Each line of the listing must be transcribed exactly, except for the images, which should be excluded.

## Begin

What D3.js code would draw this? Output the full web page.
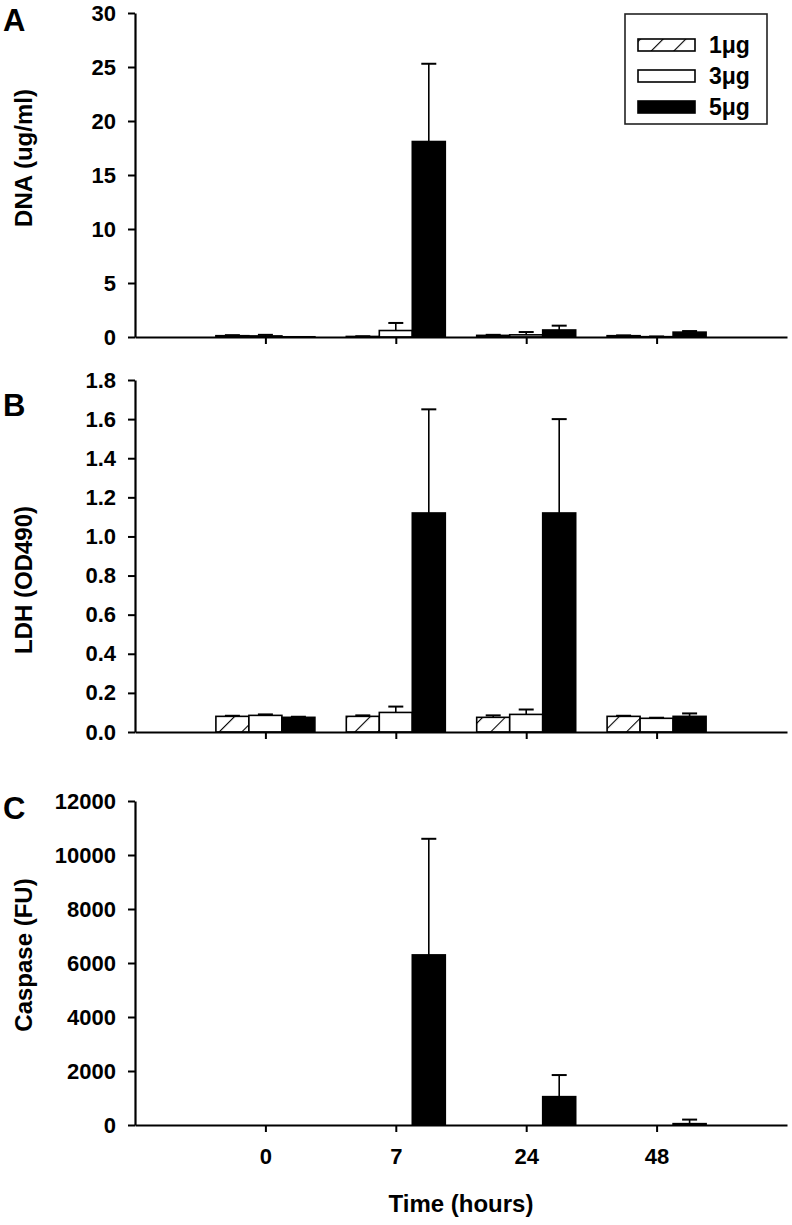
<!DOCTYPE html>
<html><head><meta charset="utf-8">
<script src="https://cdn.jsdelivr.net/npm/d3@7"></script>
<style>
body{margin:0;background:#fff}
svg text{font-family:"Liberation Sans",Arial,Helvetica,sans-serif;font-weight:bold;fill:#000}
</style>
</head><body>
<svg id="chart" width="792" height="1225"></svg>
<script>
// ---------- data ----------
const categories = ["0", "7", "24", "48"];
const series = ["1μg", "3μg", "5μg"];
const panelLetters = ["A", "B", "C"];
const yTitles = ["DNA (ug/ml)", "LDH (OD490)", "Caspase (FU)"];
const xTitle = "Time (hours)";

const dnaTicks = [0, 5, 10, 15, 20, 25, 30];
const ldhTicks = [0, 0.2, 0.4, 0.6, 0.8, 1.0, 1.2, 1.4, 1.6, 1.8];
const casTicks = [0, 2000, 4000, 6000, 8000, 10000, 12000];

// DNA (ug/ml)
const dna1 = [0.12, 0.05, 0.15, 0.12];
const dna1Err = [0.05, 0.02, 0.05, 0.03];
const dna3 = [0.10, 0.60, 0.20, 0.03];
const dna3Err = [0.10, 0.70, 0.26, 0.02];
const dna5 = [0.02, 18.1, 0.65, 0.45];
const dna5Err = [0.00, 7.2, 0.40, 0.10];

// LDH (OD490)
const ldh1 = [0.080, 0.080, 0.075, 0.080];
const ldh1Err = [0.003, 0.005, 0.010, 0.003];
const ldh3 = [0.085, 0.100, 0.090, 0.070];
const ldh3Err = [0.005, 0.030, 0.025, 0.003];
const ldh5 = [0.075, 1.12, 1.12, 0.080];
const ldh5Err = [0.003, 0.53, 0.48, 0.015];

// Caspase (FU)
const cas1 = [0, 0, 0, 0];
const cas1Err = [0, 0, 0, 0];
const cas3 = [0, 0, 0, 0];
const cas3Err = [0, 0, 0, 0];
const cas5 = [0, 6300, 1050, 50];
const cas5Err = [0, 4300, 800, 150];

// ---------- layout ----------
const svg = d3.select("#chart");
const left = 135, right = 787;
const panels = [
  {top: 13,  bottom: 337,  max: 30,    ticks: dnaTicks, fmt: d3.format("d"),
   vals: [dna1, dna3, dna5], errs: [dna1Err, dna3Err, dna5Err], titleY: 158, letterY: 31},
  {top: 380, bottom: 732,  max: 1.8,   ticks: ldhTicks, fmt: d3.format(".1f"),
   vals: [ldh1, ldh3, ldh5], errs: [ldh1Err, ldh3Err, ldh5Err], titleY: 580, letterY: 416},
  {top: 801, bottom: 1125, max: 12000, ticks: casTicks, fmt: d3.format("d"),
   vals: [cas1, cas3, cas5], errs: [cas1Err, cas3Err, cas5Err], titleY: 955, letterY: 819}
];

const defs = svg.append("defs");
const pat = defs.append("pattern").attr("id", "hatch")
  .attr("patternUnits", "userSpaceOnUse").attr("width", 16).attr("height", 16)
  .attr("patternTransform", "rotate(45)");
pat.append("rect").attr("width", 16).attr("height", 16).attr("fill", "#fff");
pat.append("line").attr("x1", 0).attr("y1", 0).attr("x2", 0).attr("y2", 16)
  .attr("stroke", "#000").attr("stroke-width", 2.2);

const fills = ["url(#hatch)", "#fff", "#000"];

const x = d3.scalePoint().domain(categories).range([left, right]).padding(1);
const barW = 33;
const xs = d3.scaleBand().domain(series).range([-1.5 * barW, 1.5 * barW]);

panels.forEach((p, pi) => {
  const y = d3.scaleLinear().domain([0, p.max]).range([p.bottom, p.top]);
  const g = svg.append("g");

  series.forEach((s, si) => {
    categories.forEach((c, ci) => {
      const v = p.vals[si][ci];
      const e = p.errs[si][ci];
      const bx = x(c) + xs(s);
      const cx = bx + barW / 2;
      if (e > 0) {
        g.append("line").attr("x1", cx).attr("x2", cx)
          .attr("y1", y(v)).attr("y2", y(v + e))
          .attr("stroke", "#000").attr("stroke-width", 1.6);
        g.append("line").attr("x1", cx - 7.5).attr("x2", cx + 7.5)
          .attr("y1", y(v + e)).attr("y2", y(v + e))
          .attr("stroke", "#000").attr("stroke-width", 2);
      }
      if (v > 0) {
        g.append("rect").attr("x", bx).attr("width", barW)
          .attr("y", y(v)).attr("height", y(0) - y(v))
          .attr("fill", fills[si]).attr("stroke", "#000").attr("stroke-width", 1.6);
      }
    });
  });

  const ya = g.append("g").attr("transform", `translate(${left},0)`)
    .call(d3.axisLeft(y).tickValues(p.ticks).tickFormat(p.fmt)
      .tickSize(7).tickSizeOuter(0).tickPadding(12));
  ya.selectAll("text").style("font-size", "22px");

  const xa = g.append("g").attr("transform", `translate(0,${p.bottom})`)
    .call(d3.axisBottom(x).tickSize(7).tickSizeOuter(0).tickPadding(16)
      .tickFormat(pi === 2 ? (d => d) : (() => "")));
  xa.selectAll("text").style("font-size", "22px");

  svg.selectAll(".domain").attr("stroke-width", 2.2);
  svg.selectAll(".tick line").attr("stroke-width", 2);

  svg.append("text").attr("transform", `translate(32,${p.titleY}) rotate(-90)`)
    .attr("text-anchor", "middle").style("font-size", "24px").text(yTitles[pi]);
  svg.append("text").attr("x", 3).attr("y", p.letterY)
    .style("font-size", "31px").text(panelLetters[pi]);
});

svg.append("text").attr("x", (left + right) / 2).attr("y", 1212)
  .attr("text-anchor", "middle").style("font-size", "24px").text(xTitle);

// legend
const lg = svg.append("g");
lg.append("rect").attr("x", 625).attr("y", 14).attr("width", 142).attr("height", 110)
  .attr("fill", "#fff").attr("stroke", "#222").attr("stroke-width", 1.6);
series.forEach((s, si) => {
  const cy = 45 + si * 31;
  lg.append("rect").attr("x", 638).attr("y", cy - 6).attr("width", 57).attr("height", 12)
    .attr("fill", fills[si]).attr("stroke", "#000").attr("stroke-width", 1.6);
  lg.append("text").attr("x", 709).attr("y", cy + 8).style("font-size", "23px").text(s);
});
</script>
</body></html>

## End

- _FULL SOLUTION_
What D3.js code would draw this? Output the full web page.
<!DOCTYPE html>
<html><head><meta charset="utf-8">
<script src="https://cdn.jsdelivr.net/npm/d3@7"></script>
<style>
body{margin:0;background:#fff}
svg text{font-family:"Liberation Sans",Arial,Helvetica,sans-serif;font-weight:bold;fill:#000}
</style>
</head><body>
<svg id="chart" width="792" height="1225"></svg>
<script>
// ---------- data ----------
const categories = ["0", "7", "24", "48"];
const series = ["1μg", "3μg", "5μg"];
const panelLetters = ["A", "B", "C"];
const yTitles = ["DNA (ug/ml)", "LDH (OD490)", "Caspase (FU)"];
const xTitle = "Time (hours)";

const dnaTicks = [0, 5, 10, 15, 20, 25, 30];
const ldhTicks = [0, 0.2, 0.4, 0.6, 0.8, 1.0, 1.2, 1.4, 1.6, 1.8];
const casTicks = [0, 2000, 4000, 6000, 8000, 10000, 12000];

// DNA (ug/ml)
const dna1 = [0.12, 0.05, 0.15, 0.12];
const dna1Err = [0.05, 0.02, 0.05, 0.03];
const dna3 = [0.10, 0.60, 0.20, 0.03];
const dna3Err = [0.10, 0.70, 0.26, 0.02];
const dna5 = [0.02, 18.1, 0.65, 0.45];
const dna5Err = [0.00, 7.2, 0.40, 0.10];

// LDH (OD490)
const ldh1 = [0.080, 0.080, 0.075, 0.080];
const ldh1Err = [0.003, 0.005, 0.010, 0.003];
const ldh3 = [0.085, 0.100, 0.090, 0.070];
const ldh3Err = [0.005, 0.030, 0.025, 0.003];
const ldh5 = [0.075, 1.12, 1.12, 0.080];
const ldh5Err = [0.003, 0.53, 0.48, 0.015];

// Caspase (FU)
const cas1 = [0, 0, 0, 0];
const cas1Err = [0, 0, 0, 0];
const cas3 = [0, 0, 0, 0];
const cas3Err = [0, 0, 0, 0];
const cas5 = [0, 6300, 1050, 50];
const cas5Err = [0, 4300, 800, 150];

// ---------- layout ----------
const svg = d3.select("#chart");
const left = 135, right = 787;
const panels = [
  {top: 13,  bottom: 337,  max: 30,    ticks: dnaTicks, fmt: d3.format("d"),
   vals: [dna1, dna3, dna5], errs: [dna1Err, dna3Err, dna5Err], titleY: 158, letterY: 31},
  {top: 380, bottom: 732,  max: 1.8,   ticks: ldhTicks, fmt: d3.format(".1f"),
   vals: [ldh1, ldh3, ldh5], errs: [ldh1Err, ldh3Err, ldh5Err], titleY: 580, letterY: 416},
  {top: 801, bottom: 1125, max: 12000, ticks: casTicks, fmt: d3.format("d"),
   vals: [cas1, cas3, cas5], errs: [cas1Err, cas3Err, cas5Err], titleY: 955, letterY: 819}
];

const defs = svg.append("defs");
const pat = defs.append("pattern").attr("id", "hatch")
  .attr("patternUnits", "userSpaceOnUse").attr("width", 16).attr("height", 16)
  .attr("patternTransform", "rotate(45)");
pat.append("rect").attr("width", 16).attr("height", 16).attr("fill", "#fff");
pat.append("line").attr("x1", 0).attr("y1", 0).attr("x2", 0).attr("y2", 16)
  .attr("stroke", "#000").attr("stroke-width", 2.2);

const fills = ["url(#hatch)", "#fff", "#000"];

const x = d3.scalePoint().domain(categories).range([left, right]).padding(1);
const barW = 33;
const xs = d3.scaleBand().domain(series).range([-1.5 * barW, 1.5 * barW]);

panels.forEach((p, pi) => {
  const y = d3.scaleLinear().domain([0, p.max]).range([p.bottom, p.top]);
  const g = svg.append("g");

  series.forEach((s, si) => {
    categories.forEach((c, ci) => {
      const v = p.vals[si][ci];
      const e = p.errs[si][ci];
      const bx = x(c) + xs(s);
      const cx = bx + barW / 2;
      if (e > 0) {
        g.append("line").attr("x1", cx).attr("x2", cx)
          .attr("y1", y(v)).attr("y2", y(v + e))
          .attr("stroke", "#000").attr("stroke-width", 1.6);
        g.append("line").attr("x1", cx - 7.5).attr("x2", cx + 7.5)
          .attr("y1", y(v + e)).attr("y2", y(v + e))
          .attr("stroke", "#000").attr("stroke-width", 2);
      }
      if (v > 0) {
        g.append("rect").attr("x", bx).attr("width", barW)
          .attr("y", y(v)).attr("height", y(0) - y(v))
          .attr("fill", fills[si]).attr("stroke", "#000").attr("stroke-width", 1.6);
      }
    });
  });

  const ya = g.append("g").attr("transform", `translate(${left},0)`)
    .call(d3.axisLeft(y).tickValues(p.ticks).tickFormat(p.fmt)
      .tickSize(7).tickSizeOuter(0).tickPadding(12));
  ya.selectAll("text").style("font-size", "22px");

  const xa = g.append("g").attr("transform", `translate(0,${p.bottom})`)
    .call(d3.axisBottom(x).tickSize(7).tickSizeOuter(0).tickPadding(16)
      .tickFormat(pi === 2 ? (d => d) : (() => "")));
  xa.selectAll("text").style("font-size", "22px");

  svg.selectAll(".domain").attr("stroke-width", 2.2);
  svg.selectAll(".tick line").attr("stroke-width", 2);

  svg.append("text").attr("transform", `translate(32,${p.titleY}) rotate(-90)`)
    .attr("text-anchor", "middle").style("font-size", "24px").text(yTitles[pi]);
  svg.append("text").attr("x", 3).attr("y", p.letterY)
    .style("font-size", "31px").text(panelLetters[pi]);
});

svg.append("text").attr("x", (left + right) / 2).attr("y", 1212)
  .attr("text-anchor", "middle").style("font-size", "24px").text(xTitle);

// legend
const lg = svg.append("g");
lg.append("rect").attr("x", 625).attr("y", 14).attr("width", 142).attr("height", 110)
  .attr("fill", "#fff").attr("stroke", "#222").attr("stroke-width", 1.6);
series.forEach((s, si) => {
  const cy = 45 + si * 31;
  lg.append("rect").attr("x", 638).attr("y", cy - 6).attr("width", 57).attr("height", 12)
    .attr("fill", fills[si]).attr("stroke", "#000").attr("stroke-width", 1.6);
  lg.append("text").attr("x", 709).attr("y", cy + 8).style("font-size", "23px").text(s);
});
</script>
</body></html>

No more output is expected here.